From the first line of the listing below, retype each line up to and including the one with "(144,56) rectangle (280,623);"; pictures stay out.

•••••

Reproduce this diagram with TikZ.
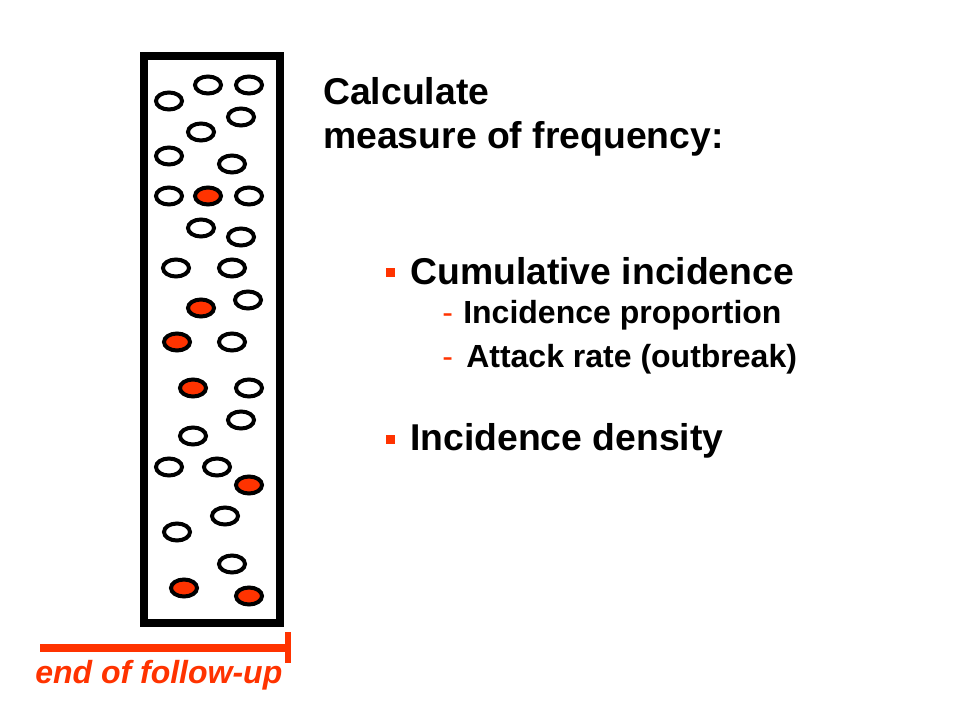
\documentclass[tikz,border=0pt]{standalone}
\usepackage{fontspec}
\setmainfont{Liberation Sans}
\usepackage{tikz}
\usetikzlibrary{positioning}
\definecolor{fupred}{HTML}{FF3300}
\tikzset{
  subject/.style={draw=black, line width=3pt, fill=white},
  case/.style={subject, fill=fupred},
  headtxt/.style={anchor=base west, inner sep=0pt, font=\fontsize{28}{34}\selectfont\bfseries},
  subtxt/.style={anchor=base west, inner sep=0pt, font=\fontsize{24}{29}\selectfont\bfseries},
  dashtxt/.style={anchor=base west, inner sep=0pt, text=fupred, font=\fontsize{24}{29}\selectfont},
}

\begin{document}
\begin{tikzpicture}[x=0.75pt, y=-0.75pt]
\useasboundingbox (0,0) rectangle (960,720);

% ---------------- Cohort box ----------------
\draw[line width=6pt] (144,56) rectangle (280,623);

% Subjects in cohort (white = healthy, red = case)
\foreach \x/\y/\s in {
  169/101/subject, 208/85/subject, 249/85/subject, 241/117/subject,
  201/132/subject, 169/156/subject, 232/164/subject,
  169/196/subject, 208/196/case, 249/196/subject,
  201/228/subject, 241/237/subject, 176/268/subject, 232/268/subject,
  248/300/subject, 201/308/case, 177/342/case, 232/342/subject,
  193/388/case, 249/388/subject, 241/420/subject, 193/436/subject,
  169/467/subject, 217/467/subject, 249/485/case,
  225/516/subject, 177/532/subject, 232/564/subject,
  184/588/case, 249/596/case}{
  \draw[\s] (\x,\y) ellipse (13 and 8.5);
}

% ---------------- End of follow-up ----------------
\draw[fupred, line width=5.5pt] (40,648) -- (288,648);
\draw[fupred, line width=4.5pt] (288,632) -- (288,663);
\node[subtxt, font=\fontsize{24}{29}\selectfont\bfseries\itshape, text=fupred]
  (fup) at (35,683) {end of follow-up};

% ---------------- Labels ----------------
\node[headtxt] (calc1) at (323,105) {Calculate};
\node[headtxt] (calc2) at (323,149) {measure of frequency:};

\fill[fupred] (386,268) rectangle (395,277);
\node[headtxt] (ci) at (410,285) {Cumulative incidence};
\node[dashtxt] (dash1) at (442,323) {-};
\node[subtxt] (ip) at (463,323) {Incidence proportion};
\node[dashtxt] (dash2) at (442,367) {-};
\node[subtxt] (ar) at (466,367) {Attack rate (outbreak)};

\fill[fupred] (386,435) rectangle (395,444);
\node[headtxt] (id) at (410,450) {Incidence density};

\end{tikzpicture}
\end{document}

•••••

**REPLY TO THE TASK**
Reproduce this diagram with TikZ.
\documentclass[tikz,border=0pt]{standalone}
\usepackage{fontspec}
\setmainfont{Liberation Sans}
\usepackage{tikz}
\usetikzlibrary{positioning}
\definecolor{fupred}{HTML}{FF3300}
\tikzset{
  subject/.style={draw=black, line width=3pt, fill=white},
  case/.style={subject, fill=fupred},
  headtxt/.style={anchor=base west, inner sep=0pt, font=\fontsize{28}{34}\selectfont\bfseries},
  subtxt/.style={anchor=base west, inner sep=0pt, font=\fontsize{24}{29}\selectfont\bfseries},
  dashtxt/.style={anchor=base west, inner sep=0pt, text=fupred, font=\fontsize{24}{29}\selectfont},
}

\begin{document}
\begin{tikzpicture}[x=0.75pt, y=-0.75pt]
\useasboundingbox (0,0) rectangle (960,720);

% ---------------- Cohort box ----------------
\draw[line width=6pt] (144,56) rectangle (280,623);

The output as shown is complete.